Another feature of the PLC that makes complex factory automation easier to troubleshoot is the way that each input switch or each output load is electrically connected to its interface module. In ill. 5 you can see that when a switch is connected to an input module only two wires are involved. The outputs also use only two wires to connect the load device like the coil of a motor starter to the module. This means that when there is a malfunction in the electrical part of the circuit, the troubleshooter only has the switch and two wires to check for any individual input and the coil and two wires for any output. When you compare this type of wiring to a complex series-parallel circuit in an older-style relay panel, you can see it's much easier to troubleshoot two wires and a switch, or two wires and a solenoid. In the older-style relay panels a typical signal may pass through 10 to 15 relay contacts and switches and all the wiring that connects them together before it gets to a solenoid. This means that an open could occur in this complex circuit when any set of contacts opens, any switch opens, or if a wire has a fault where it becomes open.

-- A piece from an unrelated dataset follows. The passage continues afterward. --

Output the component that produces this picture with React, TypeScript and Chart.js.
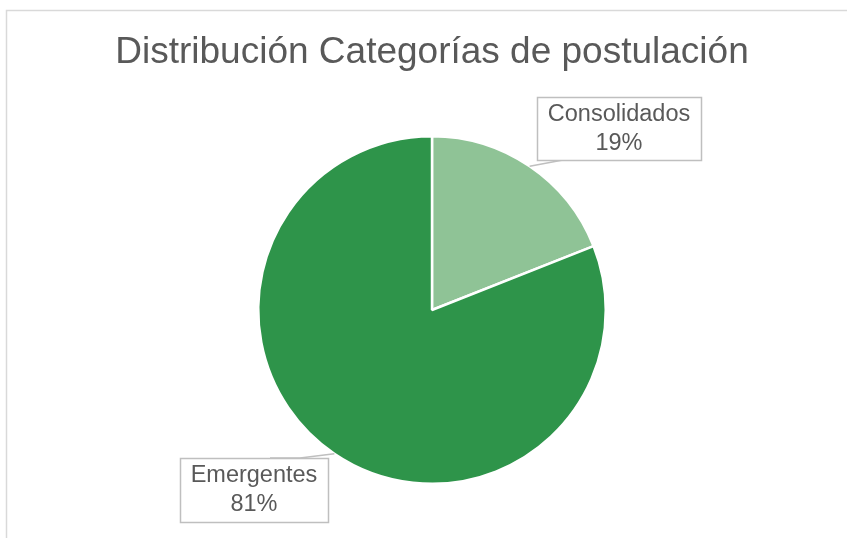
import React, { useEffect, useRef } from "react";
import { Chart, registerables } from "chart.js";

Chart.register(...registerables);

const TITLE = "Distribución Categorías de postulación";
const categories = ["Consolidados", "Emergentes"];
const values = [19, 81];
const percentLabels = ["19%", "81%"];
const colors = ["#8FC396", "#2E944A"];

const FONT = "'Liberation Sans', Arial, sans-serif";
const TEXT_COLOR = "#595959";

// label box layout (left, top, width, height) and leader-line elbow
const LABEL_LAYOUT = [
  { x: 537, y: 97, w: 164, h: 63, elbowX: 563, endX: 600, lineY: 160 },
  { x: 180, y: 458, w: 148, h: 64, elbowX: 300, endX: 270, lineY: 458 },
];

const overlayPlugin = {
  id: "overlay",
  afterDraw(chart: any) {
    const ctx = chart.ctx as CanvasRenderingContext2D;
    ctx.save();
    // frame
    ctx.strokeStyle = "#D9D9D9";
    ctx.lineWidth = 1.5;
    ctx.beginPath();
    ctx.moveTo(6.5, 560);
    ctx.lineTo(6.5, 10.5);
    ctx.lineTo(900, 10.5);
    ctx.stroke();

    // title
    ctx.fillStyle = TEXT_COLOR;
    ctx.font = `37px ${FONT}`;
    ctx.textAlign = "center";
    ctx.textBaseline = "middle";
    ctx.fillText(TITLE, 432, 53);

    // labels
    const meta = chart.getDatasetMeta(0);
    meta.data.forEach((arc: any, i: number) => {
      const L = LABEL_LAYOUT[i];
      const mid = (arc.startAngle + arc.endAngle) / 2;
      const ex = arc.x + Math.cos(mid) * arc.outerRadius;
      const ey = arc.y + Math.sin(mid) * arc.outerRadius;
      ctx.strokeStyle = "#BFBFBF";
      ctx.lineWidth = 1.5;
      ctx.beginPath();
      ctx.moveTo(ex, ey);
      ctx.lineTo(L.elbowX, L.lineY);
      ctx.lineTo(L.endX, L.lineY);
      ctx.stroke();

      ctx.fillStyle = "#FFFFFF";
      ctx.fillRect(L.x, L.y, L.w, L.h);
      ctx.strokeStyle = "#BFBFBF";
      ctx.strokeRect(L.x + 0.5, L.y + 0.5, L.w, L.h);

      ctx.fillStyle = TEXT_COLOR;
      ctx.font = `23.5px ${FONT}`;
      ctx.textAlign = "center";
      ctx.textBaseline = "middle";
      const cx = L.x + L.w / 2;
      ctx.fillText(categories[i], cx, L.y + L.h / 2 - 14);
      ctx.fillText(percentLabels[i], cx, L.y + L.h / 2 + 15);
    });
    ctx.restore();
  },
};

export default function App() {
  const ref = useRef<HTMLCanvasElement | null>(null);
  useEffect(() => {
    if (!ref.current) return;
    const chart = new Chart(ref.current, {
      type: "pie",
      data: {
        labels: categories,
        datasets: [
          {
            data: values,
            backgroundColor: colors,
            borderColor: "#FFFFFF",
            borderWidth: 2.5,
          },
        ],
      },
      options: {
        responsive: false,
        animation: false,
        layout: { padding: { left: 257, right: 240, top: 135, bottom: 53 } },
        plugins: {
          legend: { display: false },
          title: { display: false },
          tooltip: { enabled: false },
        },
      },
      plugins: [overlayPlugin],
    });
    return () => chart.destroy();
  }, []);
  return (
    <div style={{ position: "fixed", left: 0, top: 0, width: 847, height: 538, background: "#fff", overflow: "hidden" }}>
      <canvas ref={ref} width={847} height={538} />
    </div>
  );
}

To make troubleshooting the switch and two wires that connect it to an input module even easier, a small indicator light called a status indicator is connected to each input circuit. It is mounted on the face of the module so it's easy to see. The troubleshooter can look at the status indicator and quickly determine if power is passing through the contacts or not. If the switch contacts are closed but the status indicator is not illuminated, the troubleshooter needs to check only the two wires and the switch for that circuit to see where the problem is. This feature is particularly valuable when the automated system the PLC is controlling has several hundred switches that could cause a problem. A status indicator is also connected to each output circuit and mounted on the face of the output module. Anytime the PLC energizes an output, the status indicator for that circuit will be illuminated.